DIRECTIONS FOR THIS TASK: Leave the pictures out and write out exactly the lines from the top of the entries through the line containing "plt.rcParams['font.family'] = ['Open".

[Figure scripts]
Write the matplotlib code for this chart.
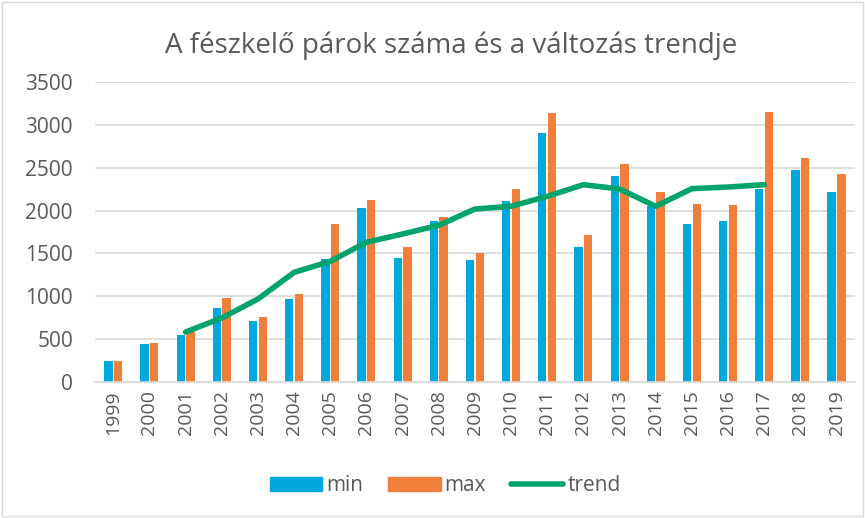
import numpy as np
import matplotlib
matplotlib.use('Agg')
import matplotlib.pyplot as plt
from matplotlib.lines import Line2D
from matplotlib.patches import Rectangle

plt.rcParams['font.family'] = ['Open Sans', 'DejaVu Sans']

# adatok
years = [str(y) for y in range(1999, 2020)]
min_vals = [241, 447, 548, 867, 708, 972, 1435, 2034, 1451, 1874, 1423,
            2108, 2909, 1571, 2403, 2050, 1847, 1882, 2252, 2469, 2221]
max_vals = [245, 455, 580, 984, 762, 1023, 1847, 2119, 1579, 1929, 1501,
            2256, 3138, 1711, 2539, 2217, 2081, 2069, 3150, 2613, 2427]
trend_years = years[2:19]
trend_vals = [583, 747, 968, 1279, 1408, 1630, 1727, 1828, 2018, 2050,
              2166, 2302, 2252, 2050, 2256, 2275, 2302]

blue = '#00a8de'
orange = '#f07f3c'
green = '#00a36c'
txt = '#595959'

fig = plt.figure(figsize=(8.65, 5.18), dpi=100)
ax = fig.add_axes([0.110, 0.2625, 0.878, 0.5792])

x = np.arange(len(years))
ax.bar(x - 0.135, min_vals, width=0.23, color=blue, label='min', zorder=2)
ax.bar(x + 0.135, max_vals, width=0.23, color=orange, label='max', zorder=2)
tx = [years.index(y) for y in trend_years]
ax.plot(tx, trend_vals, color=green, lw=4, solid_capstyle='round', label='trend', zorder=3)

ax.set_xlim(-0.5, len(years) - 0.5)
ax.set_ylim(0, 3500)
ax.set_yticks(range(0, 3501, 500))
ax.yaxis.grid(True, color='#d9d9d9', lw=1.2, zorder=0)
ax.set_axisbelow(True)
for s in ['top', 'right', 'left']:
    ax.spines[s].set_visible(False)
ax.spines['bottom'].set_color('#d9d9d9')
ax.spines['bottom'].set_linewidth(1.2)
ax.tick_params(axis='both', length=0, colors=txt, labelsize=15)
ax.tick_params(axis='y', pad=16)
ax.tick_params(axis='x', pad=6)
ax.set_xticks(x)
ax.set_xticklabels(years, rotation=90, fontsize=14)

fig.text(0.522, 0.912, 'A fészkelő párok száma és a változás trendje',
         ha='center', va='center', fontsize=20, color=txt)

handles = [Rectangle((0, 0), 1, 1, color=blue), Rectangle((0, 0), 1, 1, color=orange),
           Line2D([], [], color=green, lw=4, solid_capstyle='round')]
fig.legend(handles, ['min', 'max', 'trend'], loc='center', bbox_to_anchor=(0.515, 0.062),
           ncol=3, frameon=False, fontsize=15, labelcolor=txt, handlelength=2.5,
           handletextpad=0.2, columnspacing=1.2)

fig.add_artist(Rectangle((0.002, 0.003), 0.996, 0.994, transform=fig.transFigure,
                         fill=False, edgecolor='#d9d9d9', lw=1))

fig.savefig('out.png', dpi=100)
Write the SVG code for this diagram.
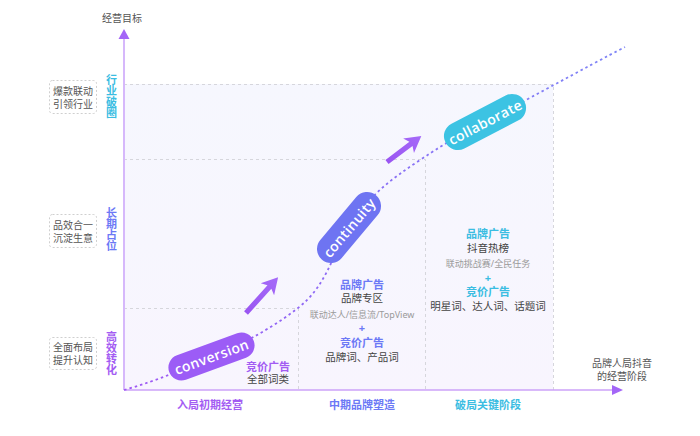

OUTPUT FOR THIS EXERCISE:
Write the matplotlib code for this chart.
import numpy as np
import matplotlib
matplotlib.use('Agg')
import matplotlib.pyplot as plt
from matplotlib.lines import Line2D
from matplotlib.patches import Rectangle

plt.rcParams['font.family'] = ['Open Sans', 'DejaVu Sans']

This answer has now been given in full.